The current minimum wage in the state of Missouri is $7.65 an hour.
“Simply put, the average person cannot survive on $7.65,” according to Cohn. “That’s less than $16,000 per year to put a roof over your head, food on the table, and transportation to get to work. And possibly – maybe – to be able to scrape together just enough to save for your future.”
But there are two sides to every story, and Mitch Waks with Cooperative Home Care was given time at the dais to tell his.
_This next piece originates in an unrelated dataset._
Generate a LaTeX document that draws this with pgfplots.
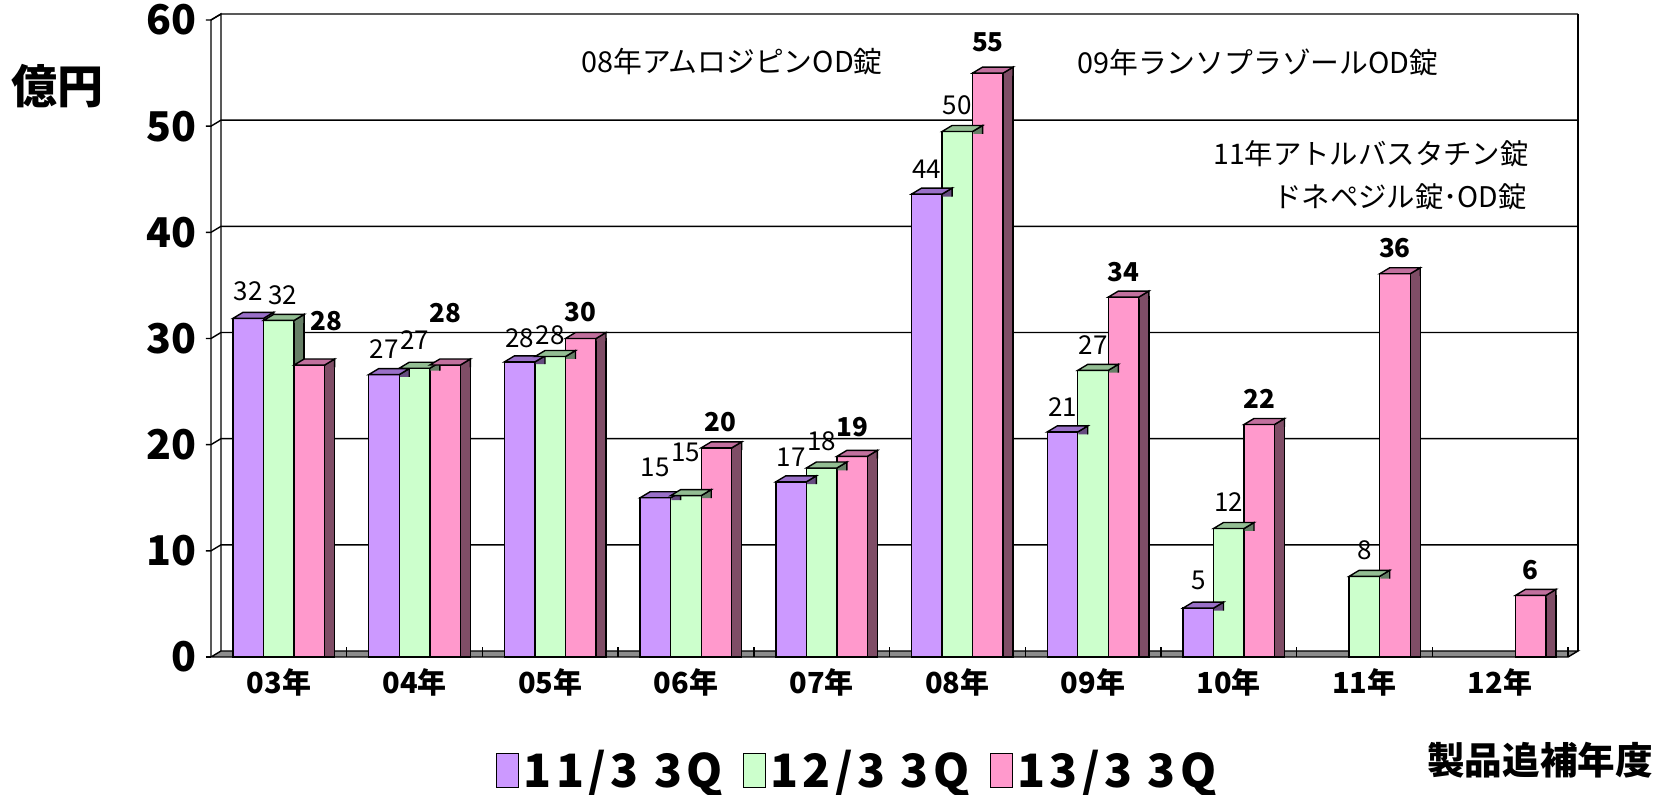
\documentclass[border=0pt]{standalone}
\usepackage{fontspec}
\setmainfont{Noto Sans CJK JP}
\usepackage{pgfplots}
\usepackage{pgfplotstable}
\pgfplotsset{compat=1.18}

\definecolor{frontP}{HTML}{CC99FF}
\definecolor{topP}{HTML}{9A70C8}
\definecolor{sideP}{HTML}{664C80}
\definecolor{frontG}{HTML}{CCFFCC}
\definecolor{topG}{HTML}{93BE93}
\definecolor{sideG}{HTML}{667F66}
\definecolor{frontK}{HTML}{FF99CC}
\definecolor{topK}{HTML}{C2709E}
\definecolor{sideK}{HTML}{7F4D66}

\newcommand\fs[1]{\fontsize{#1}{#1}\selectfont}

% top face + upper end of the side face of a bar (half width 7.63pt, depth 5pt x 3pt)
\newcommand\boxmark[2]{%
  \pgfsetfillcolor{#2}%
  \pgfpathmoveto{\pgfqpoint{7.95pt}{-1.2pt}}%
  \pgfpathlineto{\pgfqpoint{7.95pt}{0.2pt}}%
  \pgfpathlineto{\pgfqpoint{12.63pt}{3pt}}%
  \pgfpathlineto{\pgfqpoint{12.63pt}{-1.2pt}}%
  \pgfpathclose
  \pgfusepathqfill
  \pgfpathmoveto{\pgfqpoint{7.63pt}{0pt}}%
  \pgfpathlineto{\pgfqpoint{12.63pt}{3pt}}%
  \pgfpathlineto{\pgfqpoint{12.63pt}{-1.2pt}}%
  \pgfusepathqstroke
  \pgfsetfillcolor{#1}%
  \pgfpathmoveto{\pgfqpoint{-7.63pt}{0pt}}%
  \pgfpathlineto{\pgfqpoint{7.63pt}{0pt}}%
  \pgfpathlineto{\pgfqpoint{12.63pt}{3pt}}%
  \pgfpathlineto{\pgfqpoint{-2.63pt}{3pt}}%
  \pgfpathclose
  \pgfusepathqfillstroke
}
\pgfdeclareplotmark{boxP}{\boxmark{topP}{sideP}}
\pgfdeclareplotmark{boxG}{\boxmark{topG}{sideG}}
\pgfdeclareplotmark{boxK}{\boxmark{topK}{sideK}}

% x = category (0 = 03年), y = value, lab = label, gap = label gap (px), xo = label x offset (px)
\pgfplotstableread{
x y lab gap xo
0 31.9 32 17 0
1 26.6 27 15 0
2 27.8 28 13 0
3 15.0 15 20 0
4 16.5 17 15 0
5 43.6 44 15 0
6 21.2 21 15 0
7 4.6 5 18 0
}\tabP
\pgfplotstableread{
x y lab gap xo
0 31.7 32 15 4
1 27.2 27 18 0
2 28.3 28 11 0
3 15.2 15 33 0
4 17.8 18 16 0
5 49.5 50 16 0
6 27.0 27 15 0
7 12.1 12 16 0
8 7.6 8 16 0
}\tabG
\pgfplotstableread{
x y lab gap xo
0 27.5 28 33 17
1 27.5 28 41 0
2 30.0 30 16 0
3 19.7 20 15 4
4 18.9 19 19 0
5 55.0 55 21 0
6 33.9 34 15 0
7 21.9 22 15 0
8 36.1 36 15 0
9 5.8 6 15 0
}\tabK

\pgfplotsset{
  front/.style n args={2}{
    ybar, bar width=0.225, bar shift=0pt, fill=#1, draw=black, line width=0.7pt,
    mark=#2, mark options={draw=black, line width=0.7pt, solid},
    point meta=explicit, nodes near coords, nodes near coords align=vertical,
    visualization depends on={\thisrow{gap} \as \lgap},
    visualization depends on={\thisrow{xo} \as \lxo},
    legend image code/.code={\draw[fill=#1, draw=black, line width=0.7pt] (0pt,-8.5pt) rectangle (11pt,8.5pt);},
  },
  side/.style={
    ybar, bar width=0.0737, bar shift=0pt, fill=#1, draw=black, line width=0.7pt, forget plot,
  },
}

\begin{document}
\begin{tikzpicture}
\useasboundingbox (-105.5pt,-69pt) rectangle (728pt,328.5pt);

% floor, left wall and back wall
\begin{scope}[line width=0.7pt]
\draw[fill=black!45] (0,0) -- (678.5pt,0) -- (683.5pt,3pt) -- (5pt,3pt) -- cycle;
\draw (0,0) -- (0,318.5pt) -- (5pt,321.5pt) -- (5pt,3pt);
\draw (-2.5pt,0) -- (0,0);
\foreach \v in {10,20,...,60}
  \draw (-2.5pt,{\v*5.3083pt}) -- (0,{\v*5.3083pt}) -- (5pt,{\v*5.3083pt+3pt}) -- (683.5pt,{\v*5.3083pt+3pt});
\draw (683.5pt,3pt) -- (683.5pt,321.5pt);
\foreach \k in {1,...,10}
  \draw ({\k*67.85pt},0) -- ({\k*67.85pt},5pt);
\end{scope}

\begin{axis}[
  at={(0,0)}, anchor=south west,
  scale only axis, width=678.5pt, height=318.5pt,
  xmin=-0.5, xmax=9.5, ymin=0, ymax=60,
  clip=false,
  axis line style={draw=none},
  major tick length=0pt,
  xtick={0,...,9},
  xticklabels={03年,04年,05年,06年,07年,08年,09年,10年,11年,12年},
  ytick={0,10,...,60},
  /pgf/number format/assume math mode=true,
  xticklabel style={font=\bfseries\fs{14.5}, inner sep=0pt, yshift=-5.5pt},
  yticklabel style={font=\bfseries\fs{20.5}, inner sep=0pt, xshift=-7pt},
  legend columns=3,
  legend style={at={(0.477,-0.178)}, anchor=center, draw=none, fill=none,
    font=\bfseries\fs{23}\addfontfeatures{LetterSpace=10}, nodes={inner sep=2pt},
    /tikz/every even column/.append style={column sep=8pt}},
]
\addplot[side=sideP] table[x expr=\thisrow{x}-0.0756, y=y]{\tabP};
\addplot[front={frontP}{boxP},
  every node near coord/.append style={font=\fs{13}, text=black, inner sep=0pt, yshift=\lgap*0.5pt, xshift=\lxo*0.5pt}]
  table[x expr=\thisrow{x}-0.225, y=y, meta=lab]{\tabP};
\addlegendentry{11/3 3Q}
\addplot[side=sideG] table[x expr=\thisrow{x}+0.1494, y=y]{\tabG};
\addplot[front={frontG}{boxG},
  every node near coord/.append style={font=\fs{13}, text=black, inner sep=0pt, yshift=\lgap*0.5pt, xshift=\lxo*0.5pt}]
  table[x=x, y=y, meta=lab]{\tabG};
\addlegendentry{12/3 3Q}
\addplot[side=sideK] table[x expr=\thisrow{x}+0.3744, y=y]{\tabK};
\addplot[front={frontK}{boxK},
  every node near coord/.append style={font=\bfseries\fs{13}, text=black, inner sep=0pt, yshift=\lgap*0.5pt, xshift=\lxo*0.5pt}]
  table[x expr=\thisrow{x}+0.225, y=y, meta=lab]{\tabK};
\addlegendentry{13/3 3Q}
\end{axis}

\node[font=\bfseries\fs{23}] at (-76.5pt,285.5pt) {億円};
\node[font=\fs{14.4}] at (260.5pt,297.5pt) {08年アムロジピンOD錠};
\node[font=\fs{14.4}] at (523.5pt,297.5pt) {09年ランソプラゾールOD錠};
\node[font=\fs{14.2}] at (580pt,251.5pt) {11年アトルバスタチン錠};
\node[font=\fs{14.2}] at (594.5pt,230pt) {ドネペジル錠･OD錠};
\node[font=\bfseries\fs{18.8}] at (664.5pt,-51.5pt) {製品追補年度};
\end{tikzpicture}
\end{document}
“This particular bill would shut our doors,” Waks told members of the city’s Ways and Means Committee. “Now, they don’t technically shut because what I’ll have to do is move out of the city and pray that the state doesn’t pass this as well.”
Waks labored to make the point that minimum wage is supposed to be a starting point for entry-level workers, who ideally move on and up with the company the more time they spend there.
“At 17 years old, that ($7.65/hr.) is a fair wage. Now if you’re 40 years old and still making that, that’s not the wage’s fault,” Waks said, sending a murmur of dissent through the large crowd of pro-wage hike supporters.
Boosting Waks’ point of view was a study released Tuesday morning by the Missouri Restaurant Association, which commissioned Trinity University professor Dr. David Macpherson to look at the impact of a $15 an hour minimum wage on St. Louis’ economy.
He concluded that nearly doubling the current minimum wage within five years could be devastating to St. Louis-area employers.
“They’re going to have to do one of three things – either reduce the number of workers, reduce their profits, or raise their profits,” Macpherson told KMOX News. “None of those are good options.”
He determined that St. Louis could expect to lose 3,100 jobs once the minimum wage hit the $15 level, with 55 percent of those being held by women.
Macpherson’s report concluded that while raising wages is an admirable goal, St. Louis can’t afford a proposal that will put jobs out of reach for the employees it’s trying to help.